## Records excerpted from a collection
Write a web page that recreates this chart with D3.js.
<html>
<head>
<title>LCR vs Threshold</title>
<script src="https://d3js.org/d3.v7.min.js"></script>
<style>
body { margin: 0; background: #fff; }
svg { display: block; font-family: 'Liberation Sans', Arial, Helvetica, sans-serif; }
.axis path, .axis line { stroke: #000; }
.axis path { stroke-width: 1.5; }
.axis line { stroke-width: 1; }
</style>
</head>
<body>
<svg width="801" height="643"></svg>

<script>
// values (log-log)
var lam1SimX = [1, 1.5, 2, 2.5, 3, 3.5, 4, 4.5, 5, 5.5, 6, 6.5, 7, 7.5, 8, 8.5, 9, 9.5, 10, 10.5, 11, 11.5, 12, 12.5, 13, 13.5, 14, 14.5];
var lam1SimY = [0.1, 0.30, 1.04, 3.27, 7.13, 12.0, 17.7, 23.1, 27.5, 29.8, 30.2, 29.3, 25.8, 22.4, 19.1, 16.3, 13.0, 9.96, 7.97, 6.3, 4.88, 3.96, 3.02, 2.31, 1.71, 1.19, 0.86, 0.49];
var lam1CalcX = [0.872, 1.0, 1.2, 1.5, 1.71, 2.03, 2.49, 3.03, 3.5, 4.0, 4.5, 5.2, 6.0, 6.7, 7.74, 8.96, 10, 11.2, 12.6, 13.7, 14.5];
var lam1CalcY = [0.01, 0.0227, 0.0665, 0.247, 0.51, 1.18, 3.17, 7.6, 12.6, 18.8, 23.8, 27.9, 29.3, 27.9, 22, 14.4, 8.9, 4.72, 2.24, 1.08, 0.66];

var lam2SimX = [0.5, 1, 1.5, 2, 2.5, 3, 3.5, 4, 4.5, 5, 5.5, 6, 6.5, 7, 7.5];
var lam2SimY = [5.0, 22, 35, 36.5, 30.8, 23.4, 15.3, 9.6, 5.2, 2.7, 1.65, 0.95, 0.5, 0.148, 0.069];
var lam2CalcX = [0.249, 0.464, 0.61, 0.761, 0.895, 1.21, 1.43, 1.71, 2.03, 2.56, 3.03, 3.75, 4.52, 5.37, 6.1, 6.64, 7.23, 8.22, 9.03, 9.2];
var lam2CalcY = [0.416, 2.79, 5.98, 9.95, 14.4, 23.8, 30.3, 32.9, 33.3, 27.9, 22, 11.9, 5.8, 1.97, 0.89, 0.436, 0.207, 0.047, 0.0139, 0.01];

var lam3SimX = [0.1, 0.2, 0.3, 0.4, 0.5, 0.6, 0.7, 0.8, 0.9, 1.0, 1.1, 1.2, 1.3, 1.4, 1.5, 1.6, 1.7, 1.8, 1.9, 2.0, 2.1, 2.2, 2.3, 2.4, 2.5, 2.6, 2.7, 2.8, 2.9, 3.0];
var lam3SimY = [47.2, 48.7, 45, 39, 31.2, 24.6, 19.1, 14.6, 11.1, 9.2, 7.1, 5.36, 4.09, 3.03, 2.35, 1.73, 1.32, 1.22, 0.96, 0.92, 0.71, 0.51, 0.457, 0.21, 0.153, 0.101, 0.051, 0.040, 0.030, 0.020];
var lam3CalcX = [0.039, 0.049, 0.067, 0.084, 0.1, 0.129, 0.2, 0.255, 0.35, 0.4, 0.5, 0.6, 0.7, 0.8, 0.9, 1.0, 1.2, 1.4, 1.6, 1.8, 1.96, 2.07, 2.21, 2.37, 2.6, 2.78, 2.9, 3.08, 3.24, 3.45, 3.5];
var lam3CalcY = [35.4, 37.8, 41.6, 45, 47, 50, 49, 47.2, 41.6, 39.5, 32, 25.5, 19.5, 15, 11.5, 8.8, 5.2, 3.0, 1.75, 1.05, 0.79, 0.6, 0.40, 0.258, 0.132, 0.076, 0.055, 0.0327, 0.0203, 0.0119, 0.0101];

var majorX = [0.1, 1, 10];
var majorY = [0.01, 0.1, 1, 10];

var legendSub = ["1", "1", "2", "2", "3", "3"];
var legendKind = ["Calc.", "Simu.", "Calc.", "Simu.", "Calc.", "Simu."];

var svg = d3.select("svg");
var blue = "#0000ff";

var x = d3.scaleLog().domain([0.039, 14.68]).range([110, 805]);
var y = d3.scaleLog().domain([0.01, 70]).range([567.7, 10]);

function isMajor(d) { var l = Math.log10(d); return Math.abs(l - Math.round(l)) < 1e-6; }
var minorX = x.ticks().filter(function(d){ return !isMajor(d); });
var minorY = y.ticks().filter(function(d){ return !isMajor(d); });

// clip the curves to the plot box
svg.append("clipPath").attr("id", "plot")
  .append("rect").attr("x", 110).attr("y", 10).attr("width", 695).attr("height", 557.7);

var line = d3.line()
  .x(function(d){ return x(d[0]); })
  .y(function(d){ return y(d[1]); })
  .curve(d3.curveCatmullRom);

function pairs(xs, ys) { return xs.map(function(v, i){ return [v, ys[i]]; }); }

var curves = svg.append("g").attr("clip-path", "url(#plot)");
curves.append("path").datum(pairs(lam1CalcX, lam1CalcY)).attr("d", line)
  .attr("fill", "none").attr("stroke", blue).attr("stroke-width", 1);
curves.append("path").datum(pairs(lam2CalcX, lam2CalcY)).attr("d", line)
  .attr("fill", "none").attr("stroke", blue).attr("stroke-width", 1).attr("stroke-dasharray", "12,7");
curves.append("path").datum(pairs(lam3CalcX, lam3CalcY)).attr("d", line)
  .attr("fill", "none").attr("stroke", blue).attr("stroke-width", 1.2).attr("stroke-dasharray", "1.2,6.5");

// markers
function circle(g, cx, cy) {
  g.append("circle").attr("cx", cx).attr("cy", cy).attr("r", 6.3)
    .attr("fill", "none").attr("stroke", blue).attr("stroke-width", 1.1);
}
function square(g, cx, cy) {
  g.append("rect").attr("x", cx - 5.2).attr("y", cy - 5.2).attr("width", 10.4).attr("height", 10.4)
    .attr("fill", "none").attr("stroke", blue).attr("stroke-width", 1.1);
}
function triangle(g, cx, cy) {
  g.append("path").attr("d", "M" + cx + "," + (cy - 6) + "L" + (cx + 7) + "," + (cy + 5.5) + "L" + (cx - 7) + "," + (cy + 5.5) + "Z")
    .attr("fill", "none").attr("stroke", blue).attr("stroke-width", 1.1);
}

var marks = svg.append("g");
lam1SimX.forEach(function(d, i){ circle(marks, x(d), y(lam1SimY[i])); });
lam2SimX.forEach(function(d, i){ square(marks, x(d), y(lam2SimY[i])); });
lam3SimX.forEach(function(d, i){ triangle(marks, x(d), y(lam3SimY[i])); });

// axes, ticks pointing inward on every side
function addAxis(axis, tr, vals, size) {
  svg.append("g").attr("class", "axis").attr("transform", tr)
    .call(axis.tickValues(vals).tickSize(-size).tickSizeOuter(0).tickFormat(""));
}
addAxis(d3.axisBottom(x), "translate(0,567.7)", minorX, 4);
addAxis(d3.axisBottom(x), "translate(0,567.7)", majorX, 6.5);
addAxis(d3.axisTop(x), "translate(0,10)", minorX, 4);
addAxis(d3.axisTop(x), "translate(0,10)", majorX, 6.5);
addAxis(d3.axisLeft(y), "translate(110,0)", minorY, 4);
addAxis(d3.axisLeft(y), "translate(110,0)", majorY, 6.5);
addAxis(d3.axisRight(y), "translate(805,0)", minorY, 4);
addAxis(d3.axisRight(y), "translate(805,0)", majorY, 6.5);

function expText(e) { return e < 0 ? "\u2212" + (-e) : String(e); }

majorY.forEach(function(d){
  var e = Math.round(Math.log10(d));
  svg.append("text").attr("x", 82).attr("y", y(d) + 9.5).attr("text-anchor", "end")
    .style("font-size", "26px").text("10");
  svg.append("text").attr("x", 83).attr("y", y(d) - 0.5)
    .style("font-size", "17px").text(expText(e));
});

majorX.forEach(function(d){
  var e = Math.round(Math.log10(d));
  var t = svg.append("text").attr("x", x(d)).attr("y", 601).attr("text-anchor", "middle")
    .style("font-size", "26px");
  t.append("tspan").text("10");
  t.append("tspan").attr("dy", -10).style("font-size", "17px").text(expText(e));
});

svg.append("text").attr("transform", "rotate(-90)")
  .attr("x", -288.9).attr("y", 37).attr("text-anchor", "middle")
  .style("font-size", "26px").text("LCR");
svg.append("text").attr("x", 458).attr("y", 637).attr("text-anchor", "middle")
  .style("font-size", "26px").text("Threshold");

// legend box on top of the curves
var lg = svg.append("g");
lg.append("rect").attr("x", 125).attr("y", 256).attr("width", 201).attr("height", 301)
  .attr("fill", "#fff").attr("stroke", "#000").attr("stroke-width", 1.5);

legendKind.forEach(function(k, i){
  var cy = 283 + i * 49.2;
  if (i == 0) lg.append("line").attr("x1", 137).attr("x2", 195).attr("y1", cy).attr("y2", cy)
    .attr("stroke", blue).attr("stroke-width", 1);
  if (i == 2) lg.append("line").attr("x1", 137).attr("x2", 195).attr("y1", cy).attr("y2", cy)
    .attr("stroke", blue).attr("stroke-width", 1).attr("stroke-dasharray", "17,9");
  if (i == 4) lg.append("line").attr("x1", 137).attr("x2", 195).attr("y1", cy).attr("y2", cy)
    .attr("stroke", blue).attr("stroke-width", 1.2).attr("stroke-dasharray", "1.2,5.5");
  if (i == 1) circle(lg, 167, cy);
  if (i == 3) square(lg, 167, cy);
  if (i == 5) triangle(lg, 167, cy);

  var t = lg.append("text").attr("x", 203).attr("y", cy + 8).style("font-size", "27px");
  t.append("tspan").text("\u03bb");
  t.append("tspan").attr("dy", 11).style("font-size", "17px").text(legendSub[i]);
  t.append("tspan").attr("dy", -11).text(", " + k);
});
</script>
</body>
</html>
* * *
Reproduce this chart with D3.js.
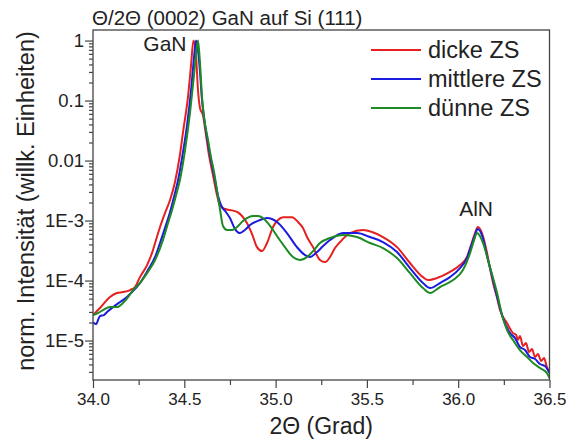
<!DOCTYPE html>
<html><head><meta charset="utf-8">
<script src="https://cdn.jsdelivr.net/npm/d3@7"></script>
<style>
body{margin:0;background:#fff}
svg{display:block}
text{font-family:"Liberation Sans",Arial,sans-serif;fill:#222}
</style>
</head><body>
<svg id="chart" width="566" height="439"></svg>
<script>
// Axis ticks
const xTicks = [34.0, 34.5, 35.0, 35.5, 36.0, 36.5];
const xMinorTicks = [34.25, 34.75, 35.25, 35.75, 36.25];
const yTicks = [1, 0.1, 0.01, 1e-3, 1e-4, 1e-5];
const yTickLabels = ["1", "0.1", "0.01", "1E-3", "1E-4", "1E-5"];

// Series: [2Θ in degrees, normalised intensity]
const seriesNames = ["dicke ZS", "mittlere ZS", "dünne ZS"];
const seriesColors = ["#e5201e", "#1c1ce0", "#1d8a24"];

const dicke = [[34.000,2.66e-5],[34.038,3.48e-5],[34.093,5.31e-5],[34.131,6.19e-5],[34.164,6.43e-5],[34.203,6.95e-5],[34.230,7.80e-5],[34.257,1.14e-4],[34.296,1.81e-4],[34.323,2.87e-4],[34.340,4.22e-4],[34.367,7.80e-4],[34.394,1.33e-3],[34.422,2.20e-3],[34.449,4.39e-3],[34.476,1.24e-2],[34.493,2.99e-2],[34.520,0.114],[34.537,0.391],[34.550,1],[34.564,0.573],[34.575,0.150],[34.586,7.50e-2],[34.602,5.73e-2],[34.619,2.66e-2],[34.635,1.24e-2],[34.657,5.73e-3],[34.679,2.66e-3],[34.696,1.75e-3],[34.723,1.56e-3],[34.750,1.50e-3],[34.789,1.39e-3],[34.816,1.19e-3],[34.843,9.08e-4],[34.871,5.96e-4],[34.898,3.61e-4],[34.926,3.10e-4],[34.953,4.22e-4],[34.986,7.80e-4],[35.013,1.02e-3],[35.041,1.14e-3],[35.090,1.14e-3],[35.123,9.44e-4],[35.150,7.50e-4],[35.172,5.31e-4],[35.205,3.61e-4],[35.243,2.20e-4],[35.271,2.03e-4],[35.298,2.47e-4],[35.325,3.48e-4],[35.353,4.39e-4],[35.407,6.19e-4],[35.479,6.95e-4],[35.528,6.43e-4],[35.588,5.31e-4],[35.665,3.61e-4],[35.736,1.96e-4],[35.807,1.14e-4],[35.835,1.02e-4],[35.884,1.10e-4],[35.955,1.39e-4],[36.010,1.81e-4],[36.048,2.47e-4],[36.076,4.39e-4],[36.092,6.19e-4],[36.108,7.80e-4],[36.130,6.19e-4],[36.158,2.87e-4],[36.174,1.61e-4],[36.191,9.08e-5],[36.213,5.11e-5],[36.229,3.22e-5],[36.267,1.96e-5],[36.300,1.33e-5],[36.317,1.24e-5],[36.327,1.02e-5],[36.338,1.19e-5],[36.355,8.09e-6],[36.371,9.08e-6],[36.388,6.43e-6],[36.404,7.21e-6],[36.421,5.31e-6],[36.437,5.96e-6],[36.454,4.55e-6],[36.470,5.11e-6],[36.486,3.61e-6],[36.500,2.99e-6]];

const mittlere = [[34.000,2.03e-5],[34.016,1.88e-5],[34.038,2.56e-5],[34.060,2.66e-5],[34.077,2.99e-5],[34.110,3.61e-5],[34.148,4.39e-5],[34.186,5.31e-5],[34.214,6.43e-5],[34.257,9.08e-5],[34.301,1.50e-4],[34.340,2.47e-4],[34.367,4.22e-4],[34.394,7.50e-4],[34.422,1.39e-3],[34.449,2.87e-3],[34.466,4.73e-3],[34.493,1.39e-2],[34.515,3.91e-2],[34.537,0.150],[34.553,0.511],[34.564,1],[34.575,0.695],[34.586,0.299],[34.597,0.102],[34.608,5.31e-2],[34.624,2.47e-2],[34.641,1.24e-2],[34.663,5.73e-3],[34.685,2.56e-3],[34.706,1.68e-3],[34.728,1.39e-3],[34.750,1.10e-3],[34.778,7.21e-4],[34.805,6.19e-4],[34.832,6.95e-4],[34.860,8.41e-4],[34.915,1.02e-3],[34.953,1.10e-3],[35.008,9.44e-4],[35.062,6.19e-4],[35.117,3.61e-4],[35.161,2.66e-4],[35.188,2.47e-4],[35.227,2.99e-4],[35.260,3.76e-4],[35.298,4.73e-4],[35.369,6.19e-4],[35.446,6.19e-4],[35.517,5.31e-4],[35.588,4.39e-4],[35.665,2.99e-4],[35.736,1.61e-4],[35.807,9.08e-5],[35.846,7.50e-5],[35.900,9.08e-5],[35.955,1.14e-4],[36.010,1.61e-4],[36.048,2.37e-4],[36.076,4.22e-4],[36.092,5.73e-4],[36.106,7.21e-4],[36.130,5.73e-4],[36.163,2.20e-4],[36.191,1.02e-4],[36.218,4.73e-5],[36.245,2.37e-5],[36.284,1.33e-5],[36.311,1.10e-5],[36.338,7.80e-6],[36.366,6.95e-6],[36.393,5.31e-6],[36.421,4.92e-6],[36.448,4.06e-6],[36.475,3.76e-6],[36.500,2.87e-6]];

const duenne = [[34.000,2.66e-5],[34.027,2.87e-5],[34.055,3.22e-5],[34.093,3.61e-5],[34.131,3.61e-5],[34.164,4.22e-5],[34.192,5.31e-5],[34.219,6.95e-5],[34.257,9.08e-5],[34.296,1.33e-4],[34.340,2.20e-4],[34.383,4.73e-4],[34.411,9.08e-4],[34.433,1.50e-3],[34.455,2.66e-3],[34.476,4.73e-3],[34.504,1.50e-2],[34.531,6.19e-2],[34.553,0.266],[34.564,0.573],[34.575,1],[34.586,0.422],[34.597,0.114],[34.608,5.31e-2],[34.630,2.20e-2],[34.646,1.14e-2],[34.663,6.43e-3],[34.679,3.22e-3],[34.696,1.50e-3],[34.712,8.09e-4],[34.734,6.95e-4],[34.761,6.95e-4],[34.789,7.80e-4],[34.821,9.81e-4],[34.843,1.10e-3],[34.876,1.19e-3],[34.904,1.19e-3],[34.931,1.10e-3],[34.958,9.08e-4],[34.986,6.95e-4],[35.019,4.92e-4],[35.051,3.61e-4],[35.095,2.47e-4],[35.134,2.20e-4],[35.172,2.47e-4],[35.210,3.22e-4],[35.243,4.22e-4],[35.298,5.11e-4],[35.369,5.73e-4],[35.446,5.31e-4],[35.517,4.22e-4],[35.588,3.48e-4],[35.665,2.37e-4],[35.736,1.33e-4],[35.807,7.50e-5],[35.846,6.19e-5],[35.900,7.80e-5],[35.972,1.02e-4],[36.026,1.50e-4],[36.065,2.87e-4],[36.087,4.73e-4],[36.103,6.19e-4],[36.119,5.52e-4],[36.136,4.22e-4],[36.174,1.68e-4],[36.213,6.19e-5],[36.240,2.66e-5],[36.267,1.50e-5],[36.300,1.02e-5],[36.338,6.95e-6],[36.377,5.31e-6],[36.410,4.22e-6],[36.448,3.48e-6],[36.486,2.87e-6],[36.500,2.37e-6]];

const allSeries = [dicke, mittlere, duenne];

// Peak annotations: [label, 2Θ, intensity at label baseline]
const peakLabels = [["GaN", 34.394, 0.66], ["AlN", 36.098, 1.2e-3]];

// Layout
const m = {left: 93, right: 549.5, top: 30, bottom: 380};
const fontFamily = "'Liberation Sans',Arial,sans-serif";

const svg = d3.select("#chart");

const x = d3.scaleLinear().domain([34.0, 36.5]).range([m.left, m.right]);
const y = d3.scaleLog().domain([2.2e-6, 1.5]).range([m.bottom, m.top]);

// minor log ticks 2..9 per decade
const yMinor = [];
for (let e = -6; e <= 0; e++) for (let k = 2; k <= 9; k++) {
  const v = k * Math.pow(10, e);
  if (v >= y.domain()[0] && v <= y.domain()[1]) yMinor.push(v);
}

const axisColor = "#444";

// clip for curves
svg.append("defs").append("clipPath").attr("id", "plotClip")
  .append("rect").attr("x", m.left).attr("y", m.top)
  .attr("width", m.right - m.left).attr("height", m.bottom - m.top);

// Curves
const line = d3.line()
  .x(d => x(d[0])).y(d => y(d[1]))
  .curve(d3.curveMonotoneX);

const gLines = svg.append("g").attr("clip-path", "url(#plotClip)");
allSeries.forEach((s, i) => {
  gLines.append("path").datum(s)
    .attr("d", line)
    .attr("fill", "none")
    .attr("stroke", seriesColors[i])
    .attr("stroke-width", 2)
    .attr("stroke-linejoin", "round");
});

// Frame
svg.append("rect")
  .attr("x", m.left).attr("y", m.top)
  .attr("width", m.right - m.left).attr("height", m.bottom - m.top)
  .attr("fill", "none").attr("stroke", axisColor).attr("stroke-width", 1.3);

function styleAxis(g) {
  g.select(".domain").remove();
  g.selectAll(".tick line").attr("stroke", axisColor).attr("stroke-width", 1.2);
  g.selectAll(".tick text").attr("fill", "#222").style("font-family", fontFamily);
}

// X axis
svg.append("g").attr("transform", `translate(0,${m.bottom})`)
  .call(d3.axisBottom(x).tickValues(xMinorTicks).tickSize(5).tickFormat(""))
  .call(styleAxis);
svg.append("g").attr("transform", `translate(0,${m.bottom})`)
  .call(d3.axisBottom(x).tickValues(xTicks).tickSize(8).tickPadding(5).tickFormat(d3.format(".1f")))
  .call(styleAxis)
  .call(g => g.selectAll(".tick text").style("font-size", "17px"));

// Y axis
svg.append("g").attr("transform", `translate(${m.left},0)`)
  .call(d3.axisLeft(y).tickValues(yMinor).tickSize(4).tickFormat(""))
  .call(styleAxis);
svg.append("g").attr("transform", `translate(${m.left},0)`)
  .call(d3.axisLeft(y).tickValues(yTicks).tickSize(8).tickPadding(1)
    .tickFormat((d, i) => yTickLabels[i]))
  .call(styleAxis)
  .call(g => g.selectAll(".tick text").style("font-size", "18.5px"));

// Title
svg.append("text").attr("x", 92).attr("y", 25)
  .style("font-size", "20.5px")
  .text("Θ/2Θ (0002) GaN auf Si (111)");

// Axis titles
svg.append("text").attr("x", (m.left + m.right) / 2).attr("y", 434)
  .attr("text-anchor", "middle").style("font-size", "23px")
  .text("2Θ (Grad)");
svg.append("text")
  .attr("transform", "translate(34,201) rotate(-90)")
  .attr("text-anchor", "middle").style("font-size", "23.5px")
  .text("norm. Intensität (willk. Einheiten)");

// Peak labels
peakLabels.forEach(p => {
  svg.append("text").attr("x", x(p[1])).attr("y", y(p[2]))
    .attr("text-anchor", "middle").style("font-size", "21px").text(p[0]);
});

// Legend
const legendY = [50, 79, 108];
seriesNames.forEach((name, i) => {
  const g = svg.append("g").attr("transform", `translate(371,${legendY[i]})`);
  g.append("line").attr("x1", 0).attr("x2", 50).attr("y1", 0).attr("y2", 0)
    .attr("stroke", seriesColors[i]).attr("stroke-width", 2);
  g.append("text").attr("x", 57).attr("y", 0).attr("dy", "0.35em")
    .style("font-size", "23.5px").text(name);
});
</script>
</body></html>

## PROBLEM TO WORK ON
In the listing above, locate the line with "Write a web" and the line with "0.047, 0.0139, 0.01];", then extract exactly those lines and every line between them, and nothing more.

## THE SOLUTION
Write a web page that recreates this chart with D3.js.
<html>
<head>
<title>LCR vs Threshold</title>
<script src="https://d3js.org/d3.v7.min.js"></script>
<style>
body { margin: 0; background: #fff; }
svg { display: block; font-family: 'Liberation Sans', Arial, Helvetica, sans-serif; }
.axis path, .axis line { stroke: #000; }
.axis path { stroke-width: 1.5; }
.axis line { stroke-width: 1; }
</style>
</head>
<body>
<svg width="801" height="643"></svg>

<script>
// values (log-log)
var lam1SimX = [1, 1.5, 2, 2.5, 3, 3.5, 4, 4.5, 5, 5.5, 6, 6.5, 7, 7.5, 8, 8.5, 9, 9.5, 10, 10.5, 11, 11.5, 12, 12.5, 13, 13.5, 14, 14.5];
var lam1SimY = [0.1, 0.30, 1.04, 3.27, 7.13, 12.0, 17.7, 23.1, 27.5, 29.8, 30.2, 29.3, 25.8, 22.4, 19.1, 16.3, 13.0, 9.96, 7.97, 6.3, 4.88, 3.96, 3.02, 2.31, 1.71, 1.19, 0.86, 0.49];
var lam1CalcX = [0.872, 1.0, 1.2, 1.5, 1.71, 2.03, 2.49, 3.03, 3.5, 4.0, 4.5, 5.2, 6.0, 6.7, 7.74, 8.96, 10, 11.2, 12.6, 13.7, 14.5];
var lam1CalcY = [0.01, 0.0227, 0.0665, 0.247, 0.51, 1.18, 3.17, 7.6, 12.6, 18.8, 23.8, 27.9, 29.3, 27.9, 22, 14.4, 8.9, 4.72, 2.24, 1.08, 0.66];

var lam2SimX = [0.5, 1, 1.5, 2, 2.5, 3, 3.5, 4, 4.5, 5, 5.5, 6, 6.5, 7, 7.5];
var lam2SimY = [5.0, 22, 35, 36.5, 30.8, 23.4, 15.3, 9.6, 5.2, 2.7, 1.65, 0.95, 0.5, 0.148, 0.069];
var lam2CalcX = [0.249, 0.464, 0.61, 0.761, 0.895, 1.21, 1.43, 1.71, 2.03, 2.56, 3.03, 3.75, 4.52, 5.37, 6.1, 6.64, 7.23, 8.22, 9.03, 9.2];
var lam2CalcY = [0.416, 2.79, 5.98, 9.95, 14.4, 23.8, 30.3, 32.9, 33.3, 27.9, 22, 11.9, 5.8, 1.97, 0.89, 0.436, 0.207, 0.047, 0.0139, 0.01];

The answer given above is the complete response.